DIRECTIONS –
Quote the data below in full, minus the images.

** start **

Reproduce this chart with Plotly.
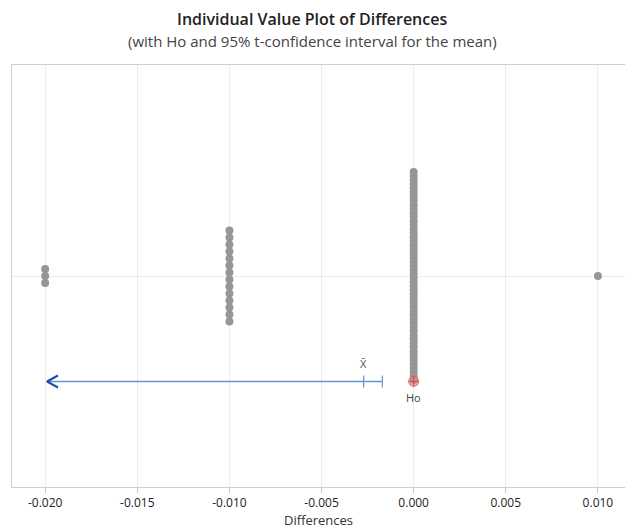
import plotly.graph_objects as go

# Observed differences and how many times each value occurs
diff_values = [-0.020, -0.010, 0.000, 0.010]
diff_counts = [3, 14, 52, 1]

# Hypothesised mean and one-sided 95% t upper bound for the mean
h0_value = 0.0
ci_upper = -0.0017

tick_values = [-0.020, -0.015, -0.010, -0.005, 0.000, 0.005, 0.010]
tick_labels = ["-0.020", "-0.015", "-0.010", "-0.005", "0.000", "0.005", "0.010"]

n_total = sum(diff_counts)
mean_diff = sum(v * c for v, c in zip(diff_values, diff_counts)) / n_total

# plot geometry (pixels) used to stack tied values around the centre line
PLOT_H = 422
DOT_STEP_PX = 7.0
MAX_SPAN_PX = 208.0
CENTER_Y = 0.5
CI_Y = 0.25
PX_PER_UNIT = 18.43 / 0.001

xs, ys = [], []
for v, c in zip(diff_values, diff_counts):
    step = DOT_STEP_PX
    if c > 1 and step * (c - 1) > MAX_SPAN_PX:
        step = MAX_SPAN_PX / (c - 1)
    step /= PLOT_H
    for i in range(c):
        xs.append(v)
        ys.append(CENTER_Y + (i - (c - 1) / 2) * step)

fig = go.Figure()

fig.add_trace(go.Scatter(
    x=xs, y=ys, mode="markers",
    marker=dict(size=8, color="#969696", line=dict(width=0)),
    hoverinfo="x", showlegend=False,
))

# confidence interval line: open arrow on the left, bar at the upper bound
x_left = -0.0199
blue = "#6494d6"
fig.add_trace(go.Scatter(
    x=[x_left, ci_upper], y=[CI_Y, CI_Y], mode="lines",
    line=dict(color=blue, width=1.5), hoverinfo="skip", showlegend=False,
))
arm_dx = 11 / PX_PER_UNIT
arm_dy = 6 / PLOT_H
fig.add_trace(go.Scatter(
    x=[x_left + arm_dx, x_left, x_left + arm_dx],
    y=[CI_Y + arm_dy, CI_Y, CI_Y - arm_dy], mode="lines",
    line=dict(color="#1f4f9e", width=2), hoverinfo="skip", showlegend=False,
))
bar_dy = 6 / PLOT_H
for xv in (ci_upper, mean_diff):
    fig.add_trace(go.Scatter(
        x=[xv, xv], y=[CI_Y - bar_dy, CI_Y + bar_dy], mode="lines",
        line=dict(color=blue, width=1.2), hoverinfo="skip", showlegend=False,
    ))

# hypothesised value
fig.add_trace(go.Scatter(
    x=[h0_value], y=[CI_Y], mode="markers",
    marker=dict(size=10, color="rgba(232,130,130,0.7)",
                line=dict(color="rgba(215,90,90,0.8)", width=1)),
    hoverinfo="skip", showlegend=False,
))
fig.add_trace(go.Scatter(
    x=[h0_value], y=[CI_Y], mode="markers",
    marker=dict(size=7, symbol="cross-thin", line=dict(color="rgba(200,70,70,0.8)", width=1)),
    hoverinfo="skip", showlegend=False,
))

fig.add_annotation(x=mean_diff, y=CI_Y + 18 / PLOT_H, text="X̄", showarrow=False,
                   font=dict(size=11, color="#555555"), xref="x", yref="y")
fig.add_annotation(x=h0_value, y=CI_Y - 16 / PLOT_H, text="Ho", showarrow=False,
                   font=dict(size=11, color="#444444"), xref="x", yref="y")

fig.update_layout(
    width=625, height=530,
    margin=dict(l=12, r=0, t=65, b=43),
    paper_bgcolor="white", plot_bgcolor="white",
    font=dict(family="Open Sans, Noto Sans, sans-serif", color="#333333"),
    xaxis=dict(
        range=[-0.0218, 0.01147],
        tickvals=tick_values, ticktext=tick_labels,
        tickfont=dict(size=12, color="#222222"),
        ticks="outside", ticklen=5, tickcolor="#c8c8c8",
        showgrid=True, gridcolor="#ececec", gridwidth=1,
        zeroline=False,
        showline=True, linecolor="#cfcfcf", linewidth=1, mirror=True,
        title=dict(text="Differences", font=dict(size=13, color="#333333"), standoff=4),
    ),
    yaxis=dict(
        range=[0, 1], showticklabels=False, ticks="",
        tickvals=[CENTER_Y], showgrid=True, gridcolor="#ececec",
        zeroline=False,
        showline=True, linecolor="#cfcfcf", linewidth=1, mirror=False,
    ),
)

title_x = (312 - 12) / 613
fig.add_annotation(
    text="Individual Value Plot of Differences",
    x=title_x, xref="paper", y=1, yref="paper", yshift=46, yanchor="middle",
    xanchor="center", showarrow=False,
    font=dict(size=16, color="#222222", weight=600),
)
fig.add_annotation(
    text="(with Ho and 95% t-confidence interval for the mean)",
    x=title_x, xref="paper", y=1, yref="paper", yshift=24, yanchor="middle",
    xanchor="center", showarrow=False,
    font=dict(size=15, color="#444444"),
)

fig.write_html("out.html")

** end **

THE RESULT –
Reproduce this chart with Plotly.
import plotly.graph_objects as go

# Observed differences and how many times each value occurs
diff_values = [-0.020, -0.010, 0.000, 0.010]
diff_counts = [3, 14, 52, 1]

# Hypothesised mean and one-sided 95% t upper bound for the mean
h0_value = 0.0
ci_upper = -0.0017

tick_values = [-0.020, -0.015, -0.010, -0.005, 0.000, 0.005, 0.010]
tick_labels = ["-0.020", "-0.015", "-0.010", "-0.005", "0.000", "0.005", "0.010"]

n_total = sum(diff_counts)
mean_diff = sum(v * c for v, c in zip(diff_values, diff_counts)) / n_total

# plot geometry (pixels) used to stack tied values around the centre line
PLOT_H = 422
DOT_STEP_PX = 7.0
MAX_SPAN_PX = 208.0
CENTER_Y = 0.5
CI_Y = 0.25
PX_PER_UNIT = 18.43 / 0.001

xs, ys = [], []
for v, c in zip(diff_values, diff_counts):
    step = DOT_STEP_PX
    if c > 1 and step * (c - 1) > MAX_SPAN_PX:
        step = MAX_SPAN_PX / (c - 1)
    step /= PLOT_H
    for i in range(c):
        xs.append(v)
        ys.append(CENTER_Y + (i - (c - 1) / 2) * step)

fig = go.Figure()

fig.add_trace(go.Scatter(
    x=xs, y=ys, mode="markers",
    marker=dict(size=8, color="#969696", line=dict(width=0)),
    hoverinfo="x", showlegend=False,
))

# confidence interval line: open arrow on the left, bar at the upper bound
x_left = -0.0199
blue = "#6494d6"
fig.add_trace(go.Scatter(
    x=[x_left, ci_upper], y=[CI_Y, CI_Y], mode="lines",
    line=dict(color=blue, width=1.5), hoverinfo="skip", showlegend=False,
))
arm_dx = 11 / PX_PER_UNIT
arm_dy = 6 / PLOT_H
fig.add_trace(go.Scatter(
    x=[x_left + arm_dx, x_left, x_left + arm_dx],
    y=[CI_Y + arm_dy, CI_Y, CI_Y - arm_dy], mode="lines",
    line=dict(color="#1f4f9e", width=2), hoverinfo="skip", showlegend=False,
))
bar_dy = 6 / PLOT_H
for xv in (ci_upper, mean_diff):
    fig.add_trace(go.Scatter(
        x=[xv, xv], y=[CI_Y - bar_dy, CI_Y + bar_dy], mode="lines",
        line=dict(color=blue, width=1.2), hoverinfo="skip", showlegend=False,
    ))

# hypothesised value
fig.add_trace(go.Scatter(
    x=[h0_value], y=[CI_Y], mode="markers",
    marker=dict(size=10, color="rgba(232,130,130,0.7)",
                line=dict(color="rgba(215,90,90,0.8)", width=1)),
    hoverinfo="skip", showlegend=False,
))
fig.add_trace(go.Scatter(
    x=[h0_value], y=[CI_Y], mode="markers",
    marker=dict(size=7, symbol="cross-thin", line=dict(color="rgba(200,70,70,0.8)", width=1)),
    hoverinfo="skip", showlegend=False,
))

fig.add_annotation(x=mean_diff, y=CI_Y + 18 / PLOT_H, text="X̄", showarrow=False,
                   font=dict(size=11, color="#555555"), xref="x", yref="y")
fig.add_annotation(x=h0_value, y=CI_Y - 16 / PLOT_H, text="Ho", showarrow=False,
                   font=dict(size=11, color="#444444"), xref="x", yref="y")

fig.update_layout(
    width=625, height=530,
    margin=dict(l=12, r=0, t=65, b=43),
    paper_bgcolor="white", plot_bgcolor="white",
    font=dict(family="Open Sans, Noto Sans, sans-serif", color="#333333"),
    xaxis=dict(
        range=[-0.0218, 0.01147],
        tickvals=tick_values, ticktext=tick_labels,
        tickfont=dict(size=12, color="#222222"),
        ticks="outside", ticklen=5, tickcolor="#c8c8c8",
        showgrid=True, gridcolor="#ececec", gridwidth=1,
        zeroline=False,
        showline=True, linecolor="#cfcfcf", linewidth=1, mirror=True,
        title=dict(text="Differences", font=dict(size=13, color="#333333"), standoff=4),
    ),
    yaxis=dict(
        range=[0, 1], showticklabels=False, ticks="",
        tickvals=[CENTER_Y], showgrid=True, gridcolor="#ececec",
        zeroline=False,
        showline=True, linecolor="#cfcfcf", linewidth=1, mirror=False,
    ),
)

title_x = (312 - 12) / 613
fig.add_annotation(
    text="Individual Value Plot of Differences",
    x=title_x, xref="paper", y=1, yref="paper", yshift=46, yanchor="middle",
    xanchor="center", showarrow=False,
    font=dict(size=16, color="#222222", weight=600),
)
fig.add_annotation(
    text="(with Ho and 95% t-confidence interval for the mean)",
    x=title_x, xref="paper", y=1, yref="paper", yshift=24, yanchor="middle",
    xanchor="center", showarrow=False,
    font=dict(size=15, color="#444444"),
)

fig.write_html("out.html")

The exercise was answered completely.